Once the elements of the state are in their places, reaching for the harmony which Daoism aims at becomes possible. Hence, calling Laozi the philosopher and a politician would be quite a far-fetched statement, since the Sage promoted civilians’ complete non-interference into the political affairs (Guo 76).
However, granted that Laozi did offer his own vision of an ideal political system, there are reasons to believe that he had a lot to do with politics in theory.
There is no denial that the philosophical ideas which Laozi offered to the humankind are completely priceless. Though the philosophical postulates which Laozi developed to support his theory could be argued against, it is still obvious that the philosopher offered an intriguing theory of objective reality.
Creating a detailed theory which was based on two elements, namely, Tao and De, Laozi managed not only to explain the way in which people choose their life tracks, but also to provide the way in which people could develop spiritually.
Moreover, the seeming simplicity of the theory proved completely misleading, opening a whole lot of paradoxes when being considered closer, starting from the relativity of bliss to the idea that the male and the female, the ying and yang, are integral parts of the universal order.
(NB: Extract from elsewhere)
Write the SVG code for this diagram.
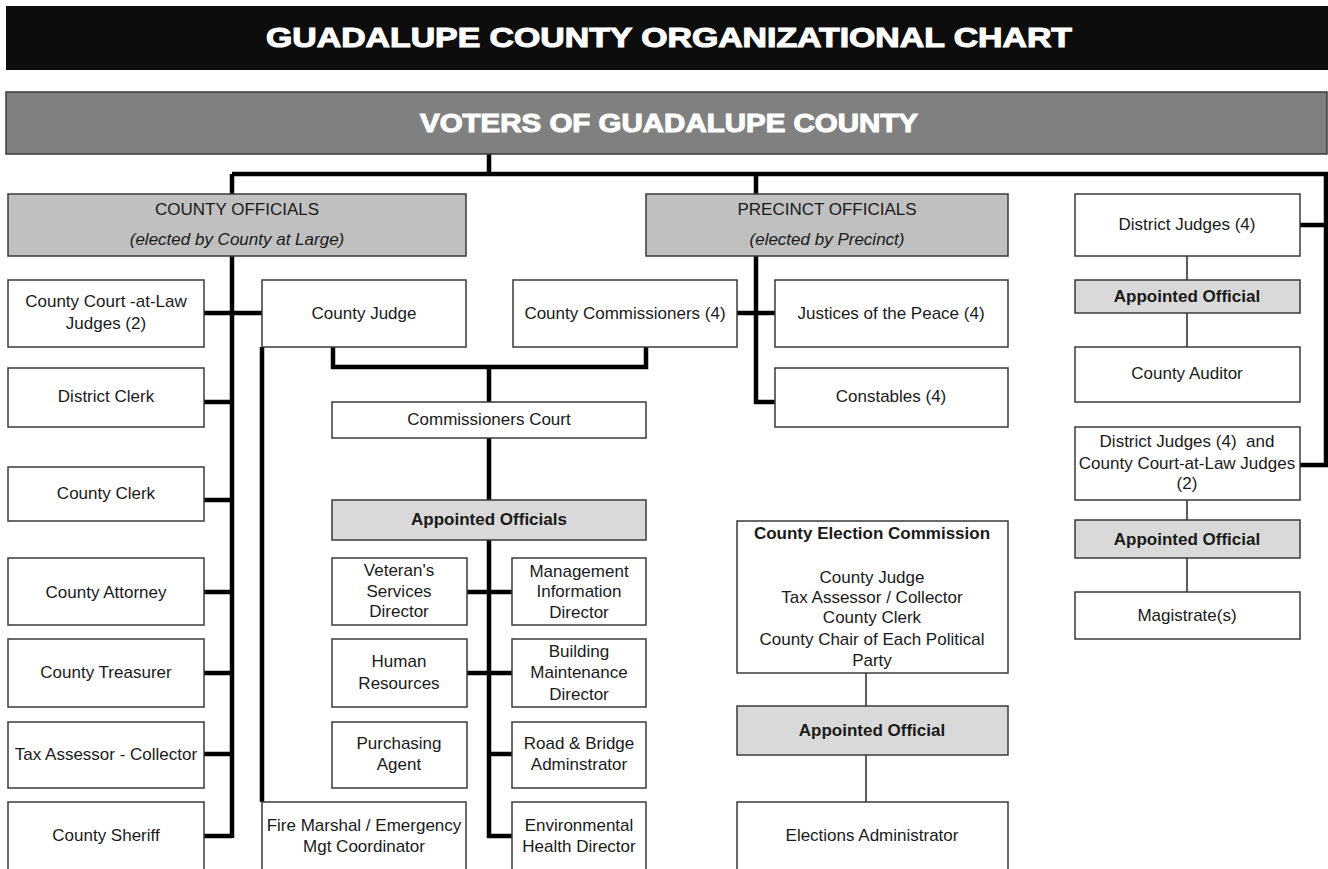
<svg xmlns="http://www.w3.org/2000/svg" width="1328" height="869" viewBox="0 0 1328 869">
  <style>
    .box { fill: #ffffff; stroke: #3a3a3a; stroke-width: 1.5; }
    .hdr { fill: #c0c0c0; stroke: #3a3a3a; stroke-width: 1.5; }
    .appt { fill: #d9d9d9; stroke: #3a3a3a; stroke-width: 1.5; }
    text { font-family: "Liberation Sans", Arial, sans-serif; font-size: 17px; fill: #1a1a1a; text-anchor: middle; }
    .b { font-weight: bold; }
    .i { font-style: italic; }
    .banner { font-weight: bold; fill: #ffffff; stroke: #ffffff; stroke-width: 1.1; }
    .title { font-size: 28px; }
    .voters { font-size: 26px; }
    .thick { fill: none; stroke: #000000; stroke-width: 4.5; stroke-linejoin: miter; }
    .thin { fill: none; stroke: #2a2a2a; stroke-width: 1.5; }
  </style>

  <rect width="1328" height="869" fill="#ffffff"/>

  <!-- title banner -->
  <g id="title">
    <rect x="6" y="6" width="1322" height="64" fill="#0d0d0d"/>
    <text class="banner title" x="669" y="47" textLength="806" lengthAdjust="spacingAndGlyphs">GUADALUPE COUNTY ORGANIZATIONAL CHART</text>
  </g>

  <!-- connectors -->
  <g id="connectors">
    <path class="thick" d="M489,154 V174 M232,174 H1328 M232,174 V194 M756,174 V194 M1326,174 V466 M1300,225 H1328 M1300,465 H1328"/>
    <path class="thick" d="M232,256 V838 M204,313 H262 M204,402 H232 M204,500 H232 M204,592 H232 M204,673 H232 M204,754 H232 M204,836 H232"/>
    <path class="thick" d="M262,347 V802"/>
    <path class="thick" d="M333,347 V367 H646 V347 M489,367 V402 M489,438 V500"/>
    <path class="thick" d="M489,540 V836 H512 M467,592 H512 M467,673 H512 M489,754 H512"/>
    <path class="thick" d="M756,256 V402 H775 M737,313 H775"/>
    <path class="thin" d="M1187,256 V280 M1187,313 V347 M1187,500 V520 M1187,558 V592"/>
    <path class="thin" d="M866,673 V706 M866,755 V802"/>
  </g>

  <g id="voters">
    <rect x="6" y="92" width="1321" height="62" fill="#808080" stroke="#3a3a3a" stroke-width="1.5"/>
    <text class="banner voters" x="669" y="132" textLength="498" lengthAdjust="spacingAndGlyphs">VOTERS OF GUADALUPE COUNTY</text>
  </g>

  <g id="county-officials">
    <rect class="hdr" x="8" y="194" width="458" height="62"/>
    <text x="237" y="215">COUNTY OFFICIALS</text>
    <text class="i" x="237" y="245">(elected by County at Large)</text>
  </g>

  <g id="precinct-officials">
    <rect class="hdr" x="646" y="194" width="362" height="62"/>
    <text x="827" y="215">PRECINCT OFFICIALS</text>
    <text class="i" x="827" y="245">(elected by Precinct)</text>
  </g>

  <g id="county-court-at-law-judges">
    <rect class="box" x="8" y="280" width="196" height="67"/>
    <text x="106" y="307">County Court -at-Law</text>
    <text x="106" y="329">Judges (2)</text>
  </g>
  <g id="district-clerk">
    <rect class="box" x="8" y="368" width="196" height="59"/>
    <text x="106" y="402">District Clerk</text>
  </g>
  <g id="county-clerk">
    <rect class="box" x="8" y="467" width="196" height="54"/>
    <text x="106" y="499">County Clerk</text>
  </g>
  <g id="county-attorney">
    <rect class="box" x="8" y="558" width="196" height="67"/>
    <text x="106" y="598">County Attorney</text>
  </g>
  <g id="county-treasurer">
    <rect class="box" x="8" y="639" width="196" height="68"/>
    <text x="106" y="678">County Treasurer</text>
  </g>
  <g id="tax-assessor-collector">
    <rect class="box" x="8" y="722" width="196" height="66"/>
    <text x="106" y="760">Tax Assessor - Collector</text>
  </g>
  <g id="county-sheriff">
    <rect class="box" x="8" y="802" width="196" height="80"/>
    <text x="106" y="841">County Sheriff</text>
  </g>

  <g id="county-judge">
    <rect class="box" x="262" y="280" width="204" height="67"/>
    <text x="364" y="319">County Judge</text>
  </g>
  <g id="county-commissioners">
    <rect class="box" x="513" y="280" width="224" height="67"/>
    <text x="625" y="319">County Commissioners (4)</text>
  </g>
  <g id="justices-of-the-peace">
    <rect class="box" x="775" y="280" width="233" height="67"/>
    <text x="891" y="319">Justices of the Peace (4)</text>
  </g>
  <g id="constables">
    <rect class="box" x="775" y="368" width="233" height="59"/>
    <text x="891" y="402">Constables (4)</text>
  </g>

  <g id="commissioners-court">
    <rect class="box" x="332" y="402" width="314" height="36"/>
    <text x="489" y="425">Commissioners Court</text>
  </g>
  <g id="appointed-officials">
    <rect class="appt" x="332" y="500" width="314" height="40"/>
    <text class="b" x="489" y="525">Appointed Officials</text>
  </g>

  <g id="veterans-services-director">
    <rect class="box" x="332" y="558" width="135" height="67"/>
    <text x="399" y="576">Veteran's</text>
    <text x="399" y="597">Services</text>
    <text x="399" y="617">Director</text>
  </g>
  <g id="management-information-director">
    <rect class="box" x="512" y="558" width="134" height="67"/>
    <text x="579" y="577">Management</text>
    <text x="579" y="597">Information</text>
    <text x="579" y="618">Director</text>
  </g>
  <g id="human-resources">
    <rect class="box" x="332" y="639" width="135" height="68"/>
    <text x="399" y="667">Human</text>
    <text x="399" y="689">Resources</text>
  </g>
  <g id="building-maintenance-director">
    <rect class="box" x="512" y="639" width="134" height="68"/>
    <text x="579" y="657">Building</text>
    <text x="579" y="678">Maintenance</text>
    <text x="579" y="700">Director</text>
  </g>
  <g id="purchasing-agent">
    <rect class="box" x="332" y="722" width="135" height="66"/>
    <text x="399" y="749">Purchasing</text>
    <text x="399" y="770">Agent</text>
  </g>
  <g id="road-bridge-administrator">
    <rect class="box" x="512" y="722" width="134" height="66"/>
    <text x="579" y="749">Road &amp; Bridge</text>
    <text x="579" y="770">Adminstrator</text>
  </g>
  <g id="fire-marshal">
    <rect class="box" x="262" y="802" width="204" height="80"/>
    <text x="364" y="831">Fire Marshal / Emergency</text>
    <text x="364" y="852">Mgt Coordinator</text>
  </g>
  <g id="environmental-health-director">
    <rect class="box" x="512" y="802" width="134" height="80"/>
    <text x="579" y="831">Environmental</text>
    <text x="579" y="852">Health Director</text>
  </g>

  <g id="county-election-commission">
    <rect class="box" x="737" y="521" width="271" height="152"/>
    <text class="b" x="872" y="539">County Election Commission</text>
    <text x="872" y="583">County Judge</text>
    <text x="872" y="603">Tax Assessor / Collector</text>
    <text x="872" y="623">County Clerk</text>
    <text x="872" y="645">County Chair of Each Political</text>
    <text x="872" y="666">Party</text>
  </g>
  <g id="election-appointed-official">
    <rect class="appt" x="737" y="706" width="271" height="49"/>
    <text class="b" x="872" y="736">Appointed Official</text>
  </g>
  <g id="elections-administrator">
    <rect class="box" x="737" y="802" width="271" height="80"/>
    <text x="872" y="841">Elections Administrator</text>
  </g>

  <g id="district-judges">
    <rect class="box" x="1075" y="194" width="225" height="62"/>
    <text x="1187" y="230">District Judges (4)</text>
  </g>
  <g id="auditor-appointed-official">
    <rect class="appt" x="1075" y="280" width="225" height="33"/>
    <text class="b" x="1187" y="302">Appointed Official</text>
  </g>
  <g id="county-auditor">
    <rect class="box" x="1075" y="347" width="225" height="55"/>
    <text x="1187" y="379">County Auditor</text>
  </g>
  <g id="district-and-ccl-judges">
    <rect class="box" x="1075" y="427" width="225" height="73"/>
    <text x="1187" y="447">District Judges (4)&#160; and</text>
    <text x="1187" y="469">County Court-at-Law Judges</text>
    <text x="1187" y="489">(2)</text>
  </g>
  <g id="magistrate-appointed-official">
    <rect class="appt" x="1075" y="520" width="225" height="38"/>
    <text class="b" x="1187" y="545">Appointed Official</text>
  </g>
  <g id="magistrates">
    <rect class="box" x="1075" y="592" width="225" height="47"/>
    <text x="1187" y="621">Magistrate(s)</text>
  </g>
</svg>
With a fascinating doctrine to study and nonetheless fascinating life to learn about, Laozi was an extraordinary man and a philosopher who changed people’s perception of reality once and for all. A man of incredible intelligence and amazing power of reason, Laozi deserves to be mentioned among the most influential philosophers of the history.
Fowler, Jeaneane D. An Introduction to the Philosophy and Religion of Taoism: Pathways to Immortality. Sussex, UK: Sussex Academic Press, 2005. Print.
Fu, Zhengyuan. Autocratic tradition and Chinese politics. Cambridge, UK: Cambridge University Press, 1993.
Guo, Xuezhi. The Ideal Chinese Political Leader: A Historical and Cultural Perspective. Westport, CT: Greenwood Publishing Group, 2002. Print.
Hinton, David. Tao Te Ching: Lao Tzu. New York, NY: Counterpoint Press, 2000. Print.
Kohn, Livia. Daoism. Leiden, NL: BRILL. 2000. Print.
Liu, Da. The Tao and Chinese Culture. New York, NY. Taylor & Francis, 1979. Print.
Loewe, Michael. Early Chinese Texts. A Bibliographical Guide. Berkeley, CA: University of California, 1993. Print.
Mosley, Stephen. “Tao Te Ching/Lao Tzu.” JOY: The Journal of Yoga. 3.7 (2005): 1-16. Print.